After protests from Arkansas commuters and elected officials, Tennessee Dept. of Transportation cancelled plans for a project on an Interstate 55 interchange in Memphis that would have closed the I-55 Mississippi River bridge for months.
Instead, they will conduct more-detailed assessments of the economic and community effects of doing the project at the I-55/E.H. Crump Boulevard interchange with a bridge closure or rebuilding the interchange with partial lane closures. The studies could take as long as a year to complete.
The decision to delay the project and perform the more-detailed studies is based on public comment from meetings held earlier this year.
“Over the past several weeks, we have heard from residents, business owners, elected officials and other stakeholders in Memphis and in Arkansas, and we understand there is a significant level of concern over a full closure of the Memphis-Arkansas Bridge,” the head of the Tennessee agency, John Schroer, said in the statement. “We want to take the opportunity to address those concerns before moving forward with construction.”
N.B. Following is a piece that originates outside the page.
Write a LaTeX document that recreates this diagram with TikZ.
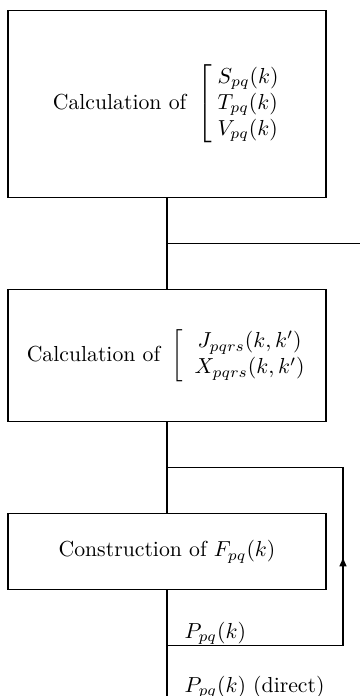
\documentclass[tikz,border=0pt]{standalone}
\usetikzlibrary{arrows.meta,positioning,calc}

\begin{document}
\begin{tikzpicture}[
  x=0.46pt, y=-0.46pt,
  >={Latex[length=4.5pt,width=3.5pt]},
  line width=0.5pt,
  block/.style={rectangle, draw, minimum width=146.3pt, inner sep=0pt, align=center},
  flow/.style={draw, line width=0.5pt},
  tag/.style={anchor=base west, inner sep=0pt}
]
  \useasboundingbox (0,0) rectangle (360,696);
  \node[block, minimum height=86pt] (calc1) at (167,104)
    {Calculation of\, $\left[\begin{array}{@{\;}l@{}} S_{pq}(k)\\ T_{pq}(k)\\ V_{pq}(k) \end{array}\right.$};
  \node[block, minimum height=60.7pt, below=41.9pt of calc1] (calc2)
    {Calculation of\, $\left[\begin{array}{@{\;\;}c@{}} J_{pqrs}(k,k')\\ X_{pqrs}(k,k') \end{array}\right.$};
  \node[block, minimum height=35pt, below=41.9pt of calc2] (build)
    {Construction of $F_{pq}(k)$};
  % trunk
  \coordinate (edge) at (360,0);
  \coordinate (loop) at (343,0);
  \coordinate (bottom) at (167,696);
  \draw[flow] (calc1) -- (calc2);
  \draw[flow] (calc2) -- (build);
  \draw[flow] (build.south) -- (build.south |- bottom);
  % branches
  \coordinate (tap1) at ($(calc1.south)!0.5!(calc2.north)$);
  \coordinate (tap2) at ($(calc2.south)!0.5!(build.north)$);
  \coordinate (tap3) at ($(build.south)+(0,55)$);
  \draw[flow] (tap1) -- (tap1 -| edge);
  \draw[flow] (tap3) -- (tap3 -| loop) -- (tap2 -| loop) -- (tap2);
  \draw[flow,->] (tap3 -| loop) -- ($(tap3 -| loop)!0.5!(tap2 -| loop)$);
  % labels
  \node[tag] (pk) at ($(tap3)+(17,-7)$) {$P_{pq}(k)$};
  \node[tag] (pkd) at ($(tap3)+(17,47)$) {$P_{pq}(k)$ (direct)};
\end{tikzpicture}
\end{document}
The announcement to close the bridge prompted loud protests from the Arkansas side of the bridge, led by state Sen. Keith Ingram, D-West Memphis, whose hometown of more than 25,000 people is on the bridge’s west side. Ingram began an online petition, “Keep the Old Bridge Open,” that gathered close to 2,800 signatures.
The bridge carries about the same amount of traffic, 45,000 vehicles daily, as the other crossing between Memphis and West Memphis, the Interstate 40, or Hernando de Soto, Bridge. Closing one bridge would force extra traffic onto the I-40 six-lane bridge, which is still undergoing seismic retrofitting work.